ZULU DAWN! The Battle of Isandlwana is the newest production from DG, though at times the game feels more like a single scenario demo. It pits the indomitable Zulus against the overconfident Brits and their allies, in what is the single biggest defeat the British military has had at the hands of a native force.
Rifles and Spears
The combat system is quite easy to understand. The mission for the British is to inflict casualties at long range, picking out units one by one, while the Zulu aim to get into close contact and overwhelm the enemy with numbers. The British begin the battle encamped at their secure base, whilst the Zulus come out from the woods in waves.
The British are armed with Martini-Henry Rifles for the regulars, with some levies toting muzzle-loading muskets. They also have one cannon and a rocket battery. The muskets have less range and do less damage than rifles. The Zulus get their assegai spears and a few muskets for long-range combat, with bayonets and spears fighting up close.
There are a few additions to make this a bit more interesting. Units can run out of ammo and need to be resupplied, the Zulus can be forced to the ground and the British can get disorganised. The regulars can choose to make a last stand to protect the camps, and the Zulus may charge to break the enemy.
Units have a strength value, which is a simple percentage. Once this goes down to zero only a puddle of blood remains where your or your enemy’s troops once stood. For the British, each unit lost is a step towards defeat, while the Zulus enjoy the advantage of considerable reserves.
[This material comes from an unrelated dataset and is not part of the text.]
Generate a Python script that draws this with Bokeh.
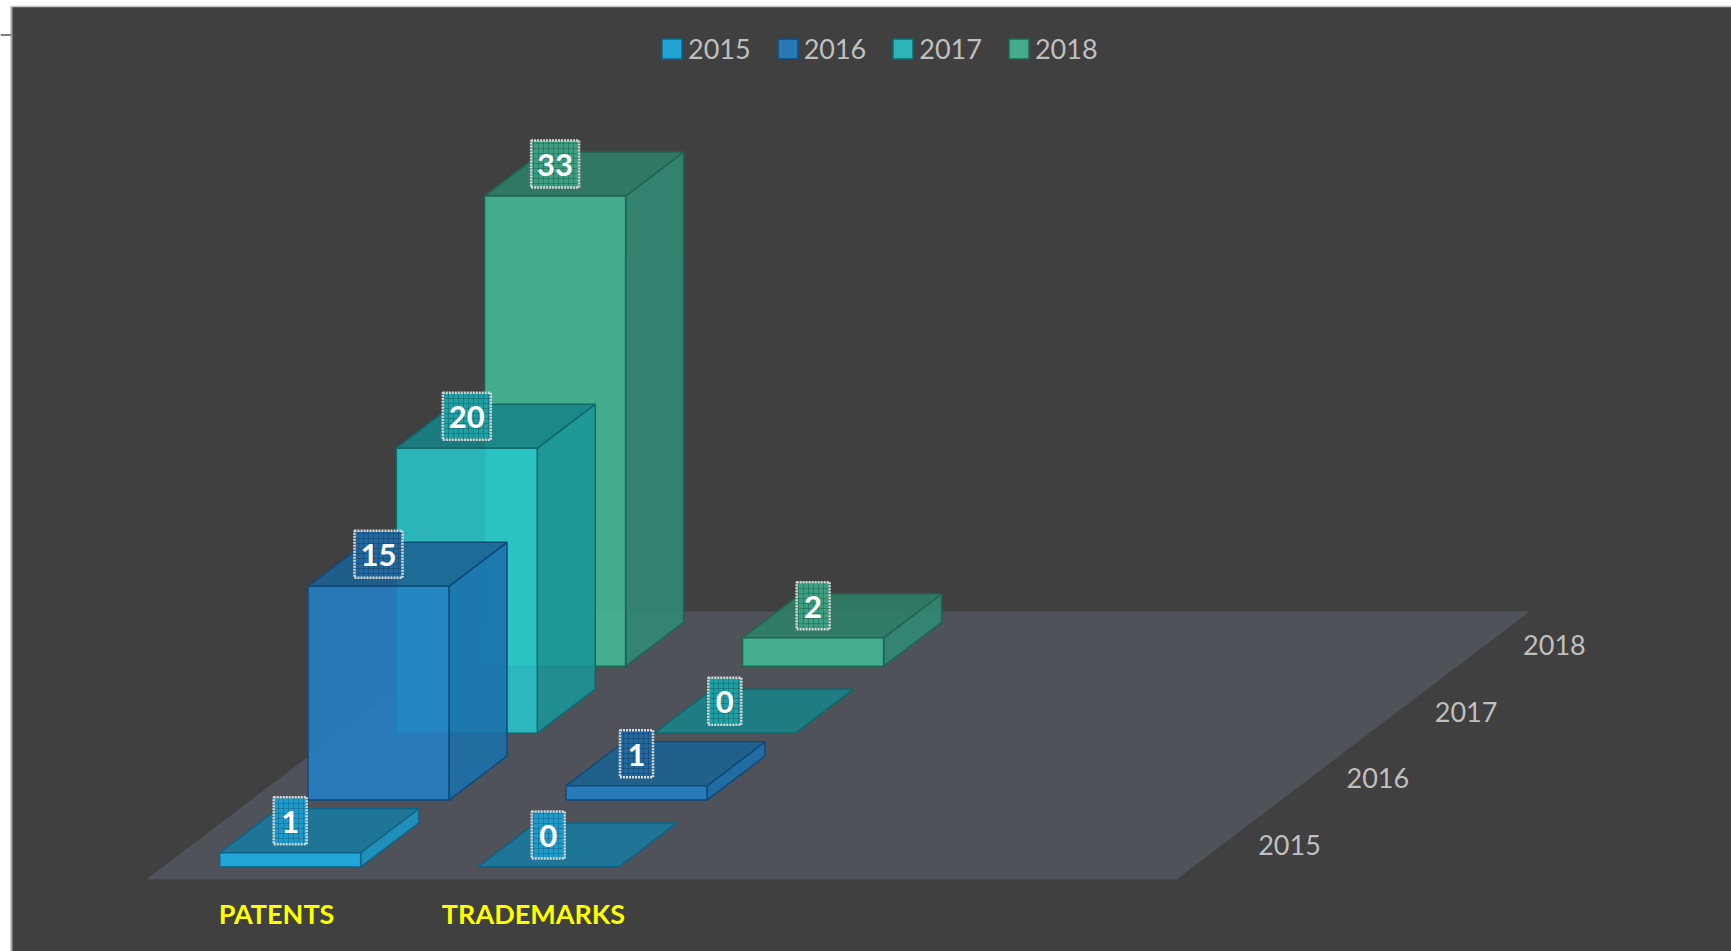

Turn-based tactics with a twist
Command is activated randomly, which means that the computer moves in between your moves. Shoot at the wrong unit and the one next to it might activate and jump you or watch in frustration as your charge peters out when the British pick out your units one by one. Though the system is nothing complicated it makes for some nerve-wracking moments, where you hope the computer concentrates on something completely irrational instead of tackling your obvious game-saving move.
The Zulu play concentrates on engaging the enemy units, while the British simply aim to keep them as far away as possible. Killing enemy units score points, yet most of the time your aim is to simply rout them, so you can pile on the remaining units. Once the Zulus manage to break or disarray the British line the game is pretty much over, as is what happened in history. The way the game engine runs makes it possible to fight separate battles in different parts of the map.
Modern-day interface issues
Though the engine used in ZULU DAWN! is light years ahead of the previous games from the company it still suffers from some issues. The buttons and scrolling seem to be mobile-friendly, at the cost of some frustrating moments for a PC player. The scrolling is done via arrow buttons, though you can zoom in with the mouse wheel. Why you can’t simply roll the map one way or another with the mouse is beyond me and seems entirely countering the point of having a 3D-map in the first place.
The game is also missing an exit button or any kind of menu. All you can do is close the game via the big red X we are all familiar with. The game controls themselves are quite easy to use: click to choose, click to move, click to select the target and double click to shoot. Most actions can be done via buttons at the bottom of the screen.
The most frustrating part of the interface is the different unit types. Cannons and infantry are easy to tell apart but in order to find out where your mounted police are, or which units are native levies, and which are regular companies. You need to either zoom in or click the unit, in either case going through your whole line unit by unit. The same issue arises with units that have already moved or fired, units that are on the ground or being routed. The point of an intuitive interface is lost when you need to drill down into the details to see the details.
One scenario and one scenario only
The one obvious shortcoming of the title is the fact that there just isn’t too much to play here. The game is a one scenario stand-alone, with a couple of choices to complicate the matter. When playing as the British this means that you need a few playthroughs to learn how to beat the game, and as the Zulu once is usually enough.
This is a bit of a shame since the engine itself is quite good. What the game, or the next game, needs is a few more scenarios to keep it interesting. This is indeed the case with the other titles from the same producer, so perhaps we can expect a bit more replayability next time around. Luckily, the price of the game is not considerable. If you are looking for a Zulu-themed game, there’s pretty much nothing else on the market to tickle your interest. ZULU DAWN! The Battle of Isandlwana is fun for a few afternoon sessions, and perhaps to entice the odd stray gamer into the wonderful world of history and wargames.